Reproduce each line of the material exactly, minus any picture.
>> Begin Data segment
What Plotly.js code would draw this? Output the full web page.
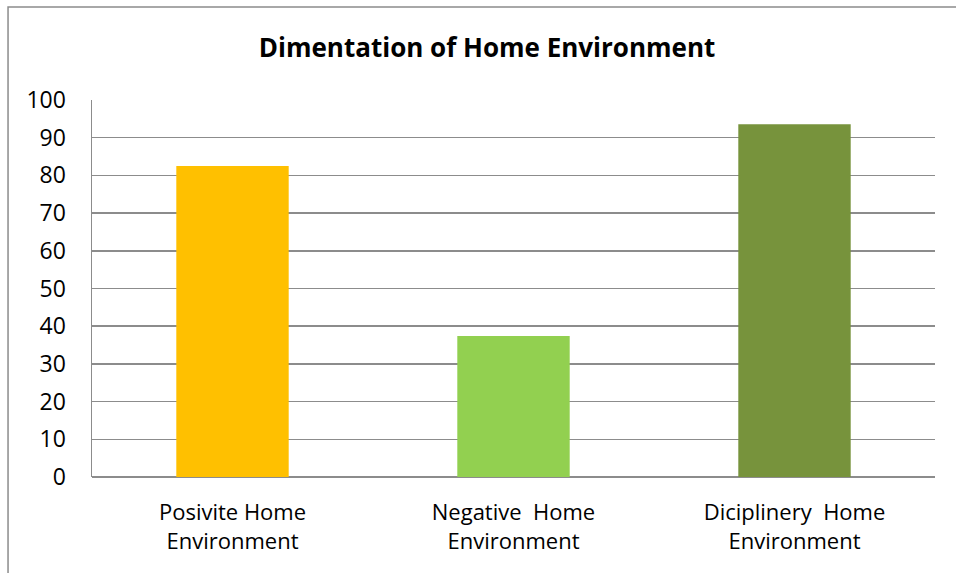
<!DOCTYPE html>
<html>
<head>
<meta charset="utf-8">
<script src="https://cdn.plot.ly/plotly-3.0.1.min.js"></script>
<style>html,body{margin:0;padding:0;background:#fff;}#chart{width:956px;height:573px;}</style>
</head>
<body>
<div id="chart"></div>
<script>
const categories = ["Posivite Home<br>Environment", "Negative  Home<br>Environment", "Diciplinery  Home<br>Environment"];
const values = [82.5, 37.4, 93.6];
const colors = ["#FFC000", "#92D050", "#77933C"];
const yTicks = [0, 10, 20, 30, 40, 50, 60, 70, 80, 90, 100];
const titleText = "Dimentation of Home Environment";

const FONT = "'Open Sans', Lato, sans-serif";

const trace = {
  type: "bar",
  x: categories,
  y: values,
  marker: {color: colors},
  width: 0.4,
  hoverinfo: "skip"
};

const layout = {
  width: 956,
  height: 573,
  margin: {l: 92, r: 21, t: 100, b: 96},
  paper_bgcolor: "#ffffff",
  plot_bgcolor: "#ffffff",
  showlegend: false,
  title: {
    text: "<b>" + titleText + "</b>",
    font: {family: FONT, size: 26, color: "#000000"},
    x: 0.4686, xref: "paper", y: 0.916, yref: "container", xanchor: "center", yanchor: "middle"
  },
  xaxis: {
    type: "category",
    showgrid: false,
    showline: false,
    zeroline: false,
    ticks: "",
    tickfont: {family: FONT, size: 22, color: "#000000"},
    ticklabelstandoff: 20,
    fixedrange: true
  },
  yaxis: {
    range: [0, 100],
    tickvals: yTicks,
    ticktext: yTicks.map(String),
    showgrid: true,
    gridcolor: "#8c8c8c",
    gridwidth: 1.5,
    showline: true,
    linecolor: "#8c8c8c",
    linewidth: 1.5,
    zeroline: true,
    zerolinecolor: "#8c8c8c",
    zerolinewidth: 1.5,
    ticks: "",
    tickfont: {family: FONT, size: 23, color: "#000000"},
    ticklabelstandoff: 20,
    fixedrange: true
  },
  shapes: [{
    type: "rect", xref: "paper", yref: "paper",
    x0: -0.0996, x1: 1.2, y0: -0.5, y1: 1.2467,
    line: {color: "#8c8c8c", width: 1.5},
    fillcolor: "rgba(0,0,0,0)",
    layer: "below"
  }]
};

Plotly.newPlot("chart", [trace], layout, {displayModeBar: false, staticPlot: true});
</script>
</body>
</html>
>> End Data segment
> [Answer]
What Plotly.js code would draw this? Output the full web page.
<!DOCTYPE html>
<html>
<head>
<meta charset="utf-8">
<script src="https://cdn.plot.ly/plotly-3.0.1.min.js"></script>
<style>html,body{margin:0;padding:0;background:#fff;}#chart{width:956px;height:573px;}</style>
</head>
<body>
<div id="chart"></div>
<script>
const categories = ["Posivite Home<br>Environment", "Negative  Home<br>Environment", "Diciplinery  Home<br>Environment"];
const values = [82.5, 37.4, 93.6];
const colors = ["#FFC000", "#92D050", "#77933C"];
const yTicks = [0, 10, 20, 30, 40, 50, 60, 70, 80, 90, 100];
const titleText = "Dimentation of Home Environment";

const FONT = "'Open Sans', Lato, sans-serif";

const trace = {
  type: "bar",
  x: categories,
  y: values,
  marker: {color: colors},
  width: 0.4,
  hoverinfo: "skip"
};

const layout = {
  width: 956,
  height: 573,
  margin: {l: 92, r: 21, t: 100, b: 96},
  paper_bgcolor: "#ffffff",
  plot_bgcolor: "#ffffff",
  showlegend: false,
  title: {
    text: "<b>" + titleText + "</b>",
    font: {family: FONT, size: 26, color: "#000000"},
    x: 0.4686, xref: "paper", y: 0.916, yref: "container", xanchor: "center", yanchor: "middle"
  },
  xaxis: {
    type: "category",
    showgrid: false,
    showline: false,
    zeroline: false,
    ticks: "",
    tickfont: {family: FONT, size: 22, color: "#000000"},
    ticklabelstandoff: 20,
    fixedrange: true
  },
  yaxis: {
    range: [0, 100],
    tickvals: yTicks,
    ticktext: yTicks.map(String),
    showgrid: true,
    gridcolor: "#8c8c8c",
    gridwidth: 1.5,
    showline: true,
    linecolor: "#8c8c8c",
    linewidth: 1.5,
    zeroline: true,
    zerolinecolor: "#8c8c8c",
    zerolinewidth: 1.5,
    ticks: "",
    tickfont: {family: FONT, size: 23, color: "#000000"},
    ticklabelstandoff: 20,
    fixedrange: true
  },
  shapes: [{
    type: "rect", xref: "paper", yref: "paper",
    x0: -0.0996, x1: 1.2, y0: -0.5, y1: 1.2467,
    line: {color: "#8c8c8c", width: 1.5},
    fillcolor: "rgba(0,0,0,0)",
    layer: "below"
  }]
};

Plotly.newPlot("chart", [trace], layout, {displayModeBar: false, staticPlot: true});
</script>
</body>
</html>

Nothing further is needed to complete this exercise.